**Written exercise**
Collect all lines below with the string "this".

**Dataset extract**
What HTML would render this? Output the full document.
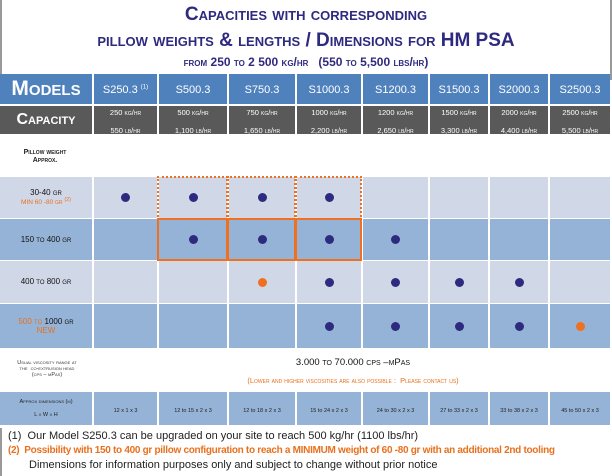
<!DOCTYPE html>
<html><head><meta charset="utf-8">
<style>
body{margin:0;background:#fff;}
#root{position:relative;width:612px;height:476px;overflow:hidden;font-family:"Liberation Sans",sans-serif;background:#fff;}
.abs{position:absolute;}
.cell{position:absolute;display:flex;align-items:center;justify-content:center;text-align:center;line-height:1.15;}
.t{color:#2e2a7f;font-weight:bold;font-variant:small-caps;width:612px;text-align:center;}
.sc{font-variant:small-caps;}
.dot{position:absolute;width:9px;height:9px;border-radius:50%;}
</style></head><body>
<div id="root">
  <div class="abs" style="left:0;top:0;width:2px;height:80px;background:#999"></div>
  <div class="abs" style="right:0;top:0;width:2px;height:80px;background:#999"></div>
  <div class="abs t" style="top:4px;font-size:19px;">Capacities with corresponding</div>
  <div class="abs t" style="top:30px;font-size:19px;">pillow weights &amp; lengths / Dimensions for HM PSA</div>
  <div class="abs t" style="top:55px;font-size:12px;">from 250 to 2 500 kg/hr &nbsp;&nbsp;(550 to 5,500 lbs/hr)</div>
  <div id="grid"></div>
  <div class="abs" style="left:0;top:428px;width:610px;height:48px;border-left:2px solid #999;border-right:2px solid #999;"></div>
  <div class="abs" style="left:8px;top:430px;font-size:11px;color:#222;white-space:nowrap;">(1)&nbsp; Our Model S250.3 can be upgraded on your site to reach 500 kg/hr (1100 lbs/hr)</div>
  <div class="abs" style="left:8px;top:445px;font-size:10px;color:#e8701e;font-weight:bold;white-space:nowrap;letter-spacing:-0.3px;">(2)&nbsp; Possibility with 150 to 400 gr pillow configuration to reach a MINIMUM weight of 60 -80 gr with an additional 2nd tooling</div>
  <div class="abs" style="left:29px;top:459px;font-size:11px;color:#222;white-space:nowrap;">Dimensions for information purposes only and subject to change without prior notice</div>
</div>
<script>
const models=["S250.3","S500.3","S750.3","S1000.3","S1200.3","S1500.3","S2000.3","S2500.3"];
const capKg=["250","500","750","1000","1200","1500","2000","2500"];
const capLb=["550","1,100","1,650","2,200","2,650","3,300","4,400","5,500"];
const dims=["12 x 1 x 3","12 to 15 x 2 x 3","12 to 18 x 2 x 3","15 to 24 x 2 x 3","24 to 30 x 2 x 3","27 to 33 x 2 x 3","33 to 38 x 2 x 3","45 to 50 x 2 x 3"];
// 0 none, 1 navy, 2 orange
const dotRow1=[1,1,1,1,0,0,0,0];
const dotRow2=[0,1,1,1,1,0,0,0];
const dotRow3=[0,0,2,1,1,1,1,0];
const dotRow4=[0,0,0,1,1,1,1,2];
const edges=[0,94,159,229,297,363,430,490,550,612];
function box(x,y,w,h,bg,html,style){
  const d=document.createElement('div');
  d.className='cell';
  d.style.cssText=`left:${x}px;top:${y}px;width:${w}px;height:${h}px;background:${bg};`+(style||'');
  d.innerHTML=html?'<div>'+html+'</div>':'';
  document.getElementById('root').appendChild(d);
  return d;
}
function row(y,h,bg,firstHtml,firstStyle,cellFn,name){
  const f=box(edges[0],y,edges[1]-edges[0]-2,h,bg,firstHtml,firstStyle);
  
  
  for(let i=0;i<8;i++){
    const x=edges[i+1],w=edges[i+2]-x-2;
    const c=box(x,y,w,h,bg,cellFn?cellFn(i):'');
    
    
  }
}
row(74,30,'#4f81bd','Models','color:#fff;font-weight:bold;font-variant:small-caps;font-size:21px;',
  i=>`<span style="color:#fff;font-size:11px;">${models[i]}${i==0?' <sup style="font-size:6px">(1)</sup>':''}</span>`,'models');
row(106,28,'#595959','Capacity','color:#fff;font-weight:bold;font-variant:small-caps;font-size:16px;',
  i=>`<span class="sc" style="color:#fff;font-size:7.5px;">${capKg[i]} kg/hr<br>${capLb[i]} lb/hr</span>`,'capacity');
const pw=box(10,143,70,28,'transparent','Pillow weight<br>Approx.','font-size:7px;font-weight:bold;font-variant:small-caps;color:#222;');


const rows=[
 {y:177,h:41,bg:'#d0d8e8',lab:'30-40 <span class="sc">gr</span><br><span style="color:#e8701e;font-size:6.5px;">MIN 60 -80 <span class="sc">gr</span> <sup>(2)</sup></span>',d:dotRow1,n:'row-30-40gr'},
 {y:219,h:41,bg:'#95b3d7',lab:'150 <span class="sc">to</span> 400 <span class="sc">gr</span>',d:dotRow2,n:'row-150-400gr'},
 {y:261,h:42,bg:'#d0d8e8',lab:'400 <span class="sc">to</span> 800 <span class="sc">gr</span>',d:dotRow3,n:'row-400-800gr'},
 {y:304,h:44,bg:'#95b3d7',lab:'<span style="color:#e8701e">500 <span class="sc">to</span></span> 1000 <span class="sc">gr</span><br><span style="color:#e8701e">NEW</span>',d:dotRow4,n:'row-500-1000gr'}
];
rows.forEach(r=>{
  row(r.y,r.h,r.bg,r.lab,'font-size:8px;color:#111;',null,r.n);
  r.d.forEach((v,i)=>{
    if(!v)return;
    const cx=(edges[i+1]+edges[i+2]-2)/2;
    const dt=document.createElement('div');
    dt.className='dot';
    dt.style.left=(cx-4.5)+'px';dt.style.top=(r.y+r.h/2-4.5)+'px';
    dt.style.background=v==1?'#2e2a7f':'#f07020';
    
    
    document.getElementById('root').appendChild(dt);
  });
});
// orange highlight boxes around S500, S750, S1000
for(let i=1;i<=3;i++){
  const x=edges[i+1],w=edges[i+2]-edges[i+1]+1;
  const a=box(x-2,176,w,44,'transparent','','border:2.5px dotted #f07020;box-sizing:border-box;');
  
  
  const b=box(x-2,218,w,43,'transparent','','border:2px solid #f07020;box-sizing:border-box;');
  
  
}
const vl=box(2,352,90,34,'transparent','Usual viscosity range at<br>the&nbsp; co-extrusion head<br>(cps – mPas)','font-size:5.5px;font-variant:small-caps;color:#333;');


const vv=box(94,356,518,28,'transparent','<span style="font-size:9.5px;color:#111">3.000 <span class="sc">to</span> 70.000 <span class="sc">cps –mPas</span></span><br><span class="sc" style="font-size:7.5px;color:#e8701e;">(Lower and higher viscosities are also possible :&nbsp; Please contact us)</span>','');


row(392,33,'#95b3d7','Approx dimensions (m)<br><br>L x W x H','font-size:5.5px;font-variant:small-caps;color:#222;',
  i=>`<span style="font-size:5.5px;color:#222">${dims[i]}</span>`,'dimensions');
</script>
</body></html>
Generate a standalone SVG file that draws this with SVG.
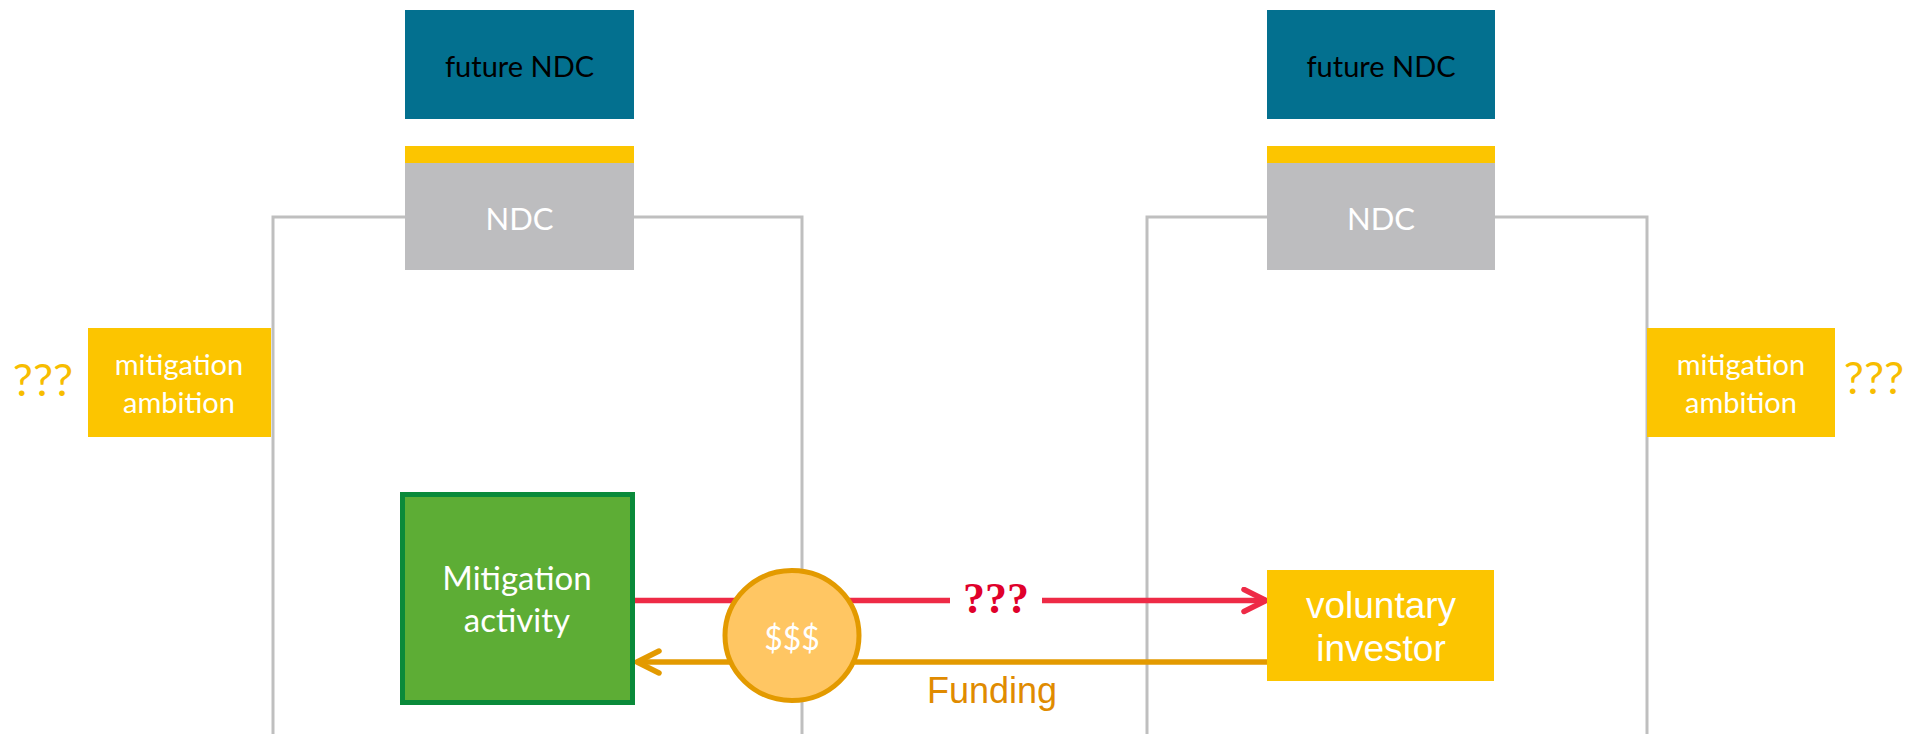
<svg xmlns="http://www.w3.org/2000/svg" width="1907" height="734" viewBox="0 0 1907 734">
  <style>
    .cal { font-family: Lato, "Open Sans", "Liberation Sans", sans-serif; }
    .ari { font-family: "Liberation Sans", Arial, sans-serif; }
    .future { fill: #03708f; }
    .future-t { fill: #000000; font-size: 29px; }
    .bar { fill: #fcc500; }
    .ndc { fill: #bdbdbf; }
    .ndc-t { fill: #ffffff; font-size: 31px; }
    .amb { fill: #fcc500; }
    .amb-t { fill: #ffffff; font-size: 29px; }
    .qq { fill: #f7bd00; font-size: 45px; }
    .bracket { fill: none; stroke: #bfbfbf; stroke-width: 3; }
  </style>
  <defs>
    <marker id="head-red" markerUnits="userSpaceOnUse" viewBox="-26 -14 30 28" refX="0" refY="0" markerWidth="30" markerHeight="28" orient="auto">
      <polyline points="-22,-11 0,0 -22,11" fill="none" stroke="#ee2a46" stroke-width="5.5" stroke-linecap="round" stroke-linejoin="round"/>
    </marker>
    <marker id="head-orange" markerUnits="userSpaceOnUse" viewBox="-26 -14 30 28" refX="0" refY="0" markerWidth="30" markerHeight="28" orient="auto">
      <polyline points="-22,-11 0,0 -22,11" fill="none" stroke="#e39a00" stroke-width="5.5" stroke-linecap="round" stroke-linejoin="round"/>
    </marker>
  </defs>
  <rect width="1907" height="734" fill="#ffffff"/>

  <!-- country boundaries -->
  <g id="boundaries">
    <polyline class="bracket" points="273,734 273,217 802,217 802,734"/>
    <polyline class="bracket" points="1147,734 1147,217 1647,217 1647,734"/>
  </g>

  <!-- host country -->
  <g id="future-ndc-left">
    <rect class="future" x="405" y="10" width="229" height="109"/>
    <text class="cal future-t" x="519.5" y="77" text-anchor="middle">future NDC</text>
  </g>
  <g id="ndc-left">
    <rect class="bar" x="405" y="146" width="229" height="18"/>
    <rect class="ndc" x="405" y="163" width="229" height="107"/>
    <text class="cal ndc-t" x="519.5" y="230" text-anchor="middle">NDC</text>
  </g>
  <g id="ambition-left">
    <rect class="amb" x="88" y="328" width="183" height="109"/>
    <text class="cal amb-t" x="179" y="375" text-anchor="middle">mitigation</text>
    <text class="cal amb-t" x="179" y="413" text-anchor="middle">ambition</text>
    <text class="cal qq" x="43" y="396" text-anchor="middle">???</text>
  </g>

  <!-- investor country -->
  <g id="future-ndc-right">
    <rect class="future" x="1267" y="10" width="228" height="109"/>
    <text class="cal future-t" x="1381" y="77" text-anchor="middle">future NDC</text>
  </g>
  <g id="ndc-right">
    <rect class="bar" x="1267" y="146" width="228" height="18"/>
    <rect class="ndc" x="1267" y="163" width="228" height="107"/>
    <text class="cal ndc-t" x="1381" y="230" text-anchor="middle">NDC</text>
  </g>
  <g id="ambition-right">
    <rect class="amb" x="1647" y="328" width="188" height="109"/>
    <text class="cal amb-t" x="1741" y="375" text-anchor="middle">mitigation</text>
    <text class="cal amb-t" x="1741" y="413" text-anchor="middle">ambition</text>
    <text class="cal qq" x="1874" y="394" text-anchor="middle">???</text>
  </g>

  <!-- flows between the activity and the investor -->
  <g id="connectors">
    <line x1="635" y1="600.5" x2="950" y2="600.5" stroke="#ee2a46" stroke-width="5.5"/>
    <line x1="1042" y1="600.5" x2="1266" y2="600.5" stroke="#ee2a46" stroke-width="5.5" marker-end="url(#head-red)"/>
    <text x="996" y="613" text-anchor="middle" font-family="'Liberation Serif', 'Times New Roman', serif" font-weight="bold" font-size="44" fill="#e0002b">???</text>
    <line x1="1267" y1="662" x2="637" y2="662" stroke="#e39a00" stroke-width="5.5" marker-end="url(#head-orange)"/>
    <text class="ari" x="992" y="703" text-anchor="middle" font-size="36" fill="#e08b00">Funding</text>
  </g>

  <g id="mitigation-activity">
    <rect x="402.5" y="494.5" width="230" height="208" fill="#5dad35" stroke="#0a8a3a" stroke-width="5"/>
    <text class="cal" x="517" y="590" text-anchor="middle" font-size="33" fill="#ffffff">Mitigation</text>
    <text class="cal" x="517" y="632" text-anchor="middle" font-size="33" fill="#ffffff">activity</text>
  </g>

  <g id="funds">
    <ellipse cx="792" cy="635.5" rx="67" ry="65" fill="#ffc663" stroke="#e39a00" stroke-width="5"/>
    <text class="cal" x="792" y="650" text-anchor="middle" font-size="32" fill="#ffffff">$$$</text>
  </g>

  <g id="voluntary-investor">
    <rect x="1267" y="570" width="227" height="111" fill="#fcc500"/>
    <text class="ari" x="1381" y="618" text-anchor="middle" font-size="37" fill="#ffffff">voluntary</text>
    <text class="ari" x="1381" y="661" text-anchor="middle" font-size="37" fill="#ffffff">investor</text>
  </g>
</svg>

**Written reply**
What HTML would render this? Output the full document.
Generate a standalone SVG file that draws this with SVG.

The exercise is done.